> _Exercise objective_
Your task is to repeat all of the material exactly.

> _Data lines_
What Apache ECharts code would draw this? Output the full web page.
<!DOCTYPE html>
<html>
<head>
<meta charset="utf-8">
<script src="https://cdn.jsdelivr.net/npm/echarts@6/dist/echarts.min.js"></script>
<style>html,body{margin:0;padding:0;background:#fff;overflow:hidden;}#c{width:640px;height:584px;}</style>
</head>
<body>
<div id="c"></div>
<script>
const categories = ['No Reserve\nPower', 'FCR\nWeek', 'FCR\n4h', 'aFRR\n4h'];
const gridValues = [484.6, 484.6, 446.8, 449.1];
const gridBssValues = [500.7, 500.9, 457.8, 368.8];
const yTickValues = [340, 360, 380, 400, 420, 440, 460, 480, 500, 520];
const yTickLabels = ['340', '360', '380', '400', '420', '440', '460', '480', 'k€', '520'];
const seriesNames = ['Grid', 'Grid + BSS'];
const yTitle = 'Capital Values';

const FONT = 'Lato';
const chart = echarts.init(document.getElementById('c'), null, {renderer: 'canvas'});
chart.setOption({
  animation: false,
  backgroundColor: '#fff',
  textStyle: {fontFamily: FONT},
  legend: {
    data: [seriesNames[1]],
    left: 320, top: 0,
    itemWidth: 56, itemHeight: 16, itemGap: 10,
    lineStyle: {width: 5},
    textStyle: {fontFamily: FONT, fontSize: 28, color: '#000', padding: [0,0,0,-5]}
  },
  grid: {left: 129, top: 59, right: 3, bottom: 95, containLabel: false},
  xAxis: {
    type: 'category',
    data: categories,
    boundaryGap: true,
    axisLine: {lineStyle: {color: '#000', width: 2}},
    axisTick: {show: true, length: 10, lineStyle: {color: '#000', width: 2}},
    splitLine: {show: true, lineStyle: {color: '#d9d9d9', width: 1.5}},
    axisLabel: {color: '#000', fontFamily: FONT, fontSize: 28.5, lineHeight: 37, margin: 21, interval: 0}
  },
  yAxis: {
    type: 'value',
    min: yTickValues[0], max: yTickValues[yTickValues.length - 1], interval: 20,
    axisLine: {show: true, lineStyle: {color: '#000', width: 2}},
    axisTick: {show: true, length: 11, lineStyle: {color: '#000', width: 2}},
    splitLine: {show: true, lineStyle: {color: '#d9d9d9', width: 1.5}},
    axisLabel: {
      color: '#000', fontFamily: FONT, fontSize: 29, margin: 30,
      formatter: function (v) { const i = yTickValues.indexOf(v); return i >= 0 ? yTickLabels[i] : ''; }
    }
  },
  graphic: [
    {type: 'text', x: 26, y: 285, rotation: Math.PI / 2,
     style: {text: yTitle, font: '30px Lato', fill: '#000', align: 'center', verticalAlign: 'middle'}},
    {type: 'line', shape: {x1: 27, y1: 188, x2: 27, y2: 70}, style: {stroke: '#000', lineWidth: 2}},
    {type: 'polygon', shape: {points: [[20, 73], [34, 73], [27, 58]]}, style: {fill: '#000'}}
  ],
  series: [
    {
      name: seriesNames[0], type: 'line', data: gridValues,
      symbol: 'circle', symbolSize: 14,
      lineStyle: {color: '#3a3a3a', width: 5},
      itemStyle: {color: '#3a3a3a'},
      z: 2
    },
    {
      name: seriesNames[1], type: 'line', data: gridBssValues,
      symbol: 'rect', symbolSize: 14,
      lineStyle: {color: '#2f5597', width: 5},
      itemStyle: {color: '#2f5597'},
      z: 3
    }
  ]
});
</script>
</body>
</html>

> _Answer below_
What Apache ECharts code would draw this? Output the full web page.
<!DOCTYPE html>
<html>
<head>
<meta charset="utf-8">
<script src="https://cdn.jsdelivr.net/npm/echarts@6/dist/echarts.min.js"></script>
<style>html,body{margin:0;padding:0;background:#fff;overflow:hidden;}#c{width:640px;height:584px;}</style>
</head>
<body>
<div id="c"></div>
<script>
const categories = ['No Reserve\nPower', 'FCR\nWeek', 'FCR\n4h', 'aFRR\n4h'];
const gridValues = [484.6, 484.6, 446.8, 449.1];
const gridBssValues = [500.7, 500.9, 457.8, 368.8];
const yTickValues = [340, 360, 380, 400, 420, 440, 460, 480, 500, 520];
const yTickLabels = ['340', '360', '380', '400', '420', '440', '460', '480', 'k€', '520'];
const seriesNames = ['Grid', 'Grid + BSS'];
const yTitle = 'Capital Values';

const FONT = 'Lato';
const chart = echarts.init(document.getElementById('c'), null, {renderer: 'canvas'});
chart.setOption({
  animation: false,
  backgroundColor: '#fff',
  textStyle: {fontFamily: FONT},
  legend: {
    data: [seriesNames[1]],
    left: 320, top: 0,
    itemWidth: 56, itemHeight: 16, itemGap: 10,
    lineStyle: {width: 5},
    textStyle: {fontFamily: FONT, fontSize: 28, color: '#000', padding: [0,0,0,-5]}
  },
  grid: {left: 129, top: 59, right: 3, bottom: 95, containLabel: false},
  xAxis: {
    type: 'category',
    data: categories,
    boundaryGap: true,
    axisLine: {lineStyle: {color: '#000', width: 2}},
    axisTick: {show: true, length: 10, lineStyle: {color: '#000', width: 2}},
    splitLine: {show: true, lineStyle: {color: '#d9d9d9', width: 1.5}},
    axisLabel: {color: '#000', fontFamily: FONT, fontSize: 28.5, lineHeight: 37, margin: 21, interval: 0}
  },
  yAxis: {
    type: 'value',
    min: yTickValues[0], max: yTickValues[yTickValues.length - 1], interval: 20,
    axisLine: {show: true, lineStyle: {color: '#000', width: 2}},
    axisTick: {show: true, length: 11, lineStyle: {color: '#000', width: 2}},
    splitLine: {show: true, lineStyle: {color: '#d9d9d9', width: 1.5}},
    axisLabel: {
      color: '#000', fontFamily: FONT, fontSize: 29, margin: 30,
      formatter: function (v) { const i = yTickValues.indexOf(v); return i >= 0 ? yTickLabels[i] : ''; }
    }
  },
  graphic: [
    {type: 'text', x: 26, y: 285, rotation: Math.PI / 2,
     style: {text: yTitle, font: '30px Lato', fill: '#000', align: 'center', verticalAlign: 'middle'}},
    {type: 'line', shape: {x1: 27, y1: 188, x2: 27, y2: 70}, style: {stroke: '#000', lineWidth: 2}},
    {type: 'polygon', shape: {points: [[20, 73], [34, 73], [27, 58]]}, style: {fill: '#000'}}
  ],
  series: [
    {
      name: seriesNames[0], type: 'line', data: gridValues,
      symbol: 'circle', symbolSize: 14,
      lineStyle: {color: '#3a3a3a', width: 5},
      itemStyle: {color: '#3a3a3a'},
      z: 2
    },
    {
      name: seriesNames[1], type: 'line', data: gridBssValues,
      symbol: 'rect', symbolSize: 14,
      lineStyle: {color: '#2f5597', width: 5},
      itemStyle: {color: '#2f5597'},
      z: 3
    }
  ]
});
</script>
</body>
</html>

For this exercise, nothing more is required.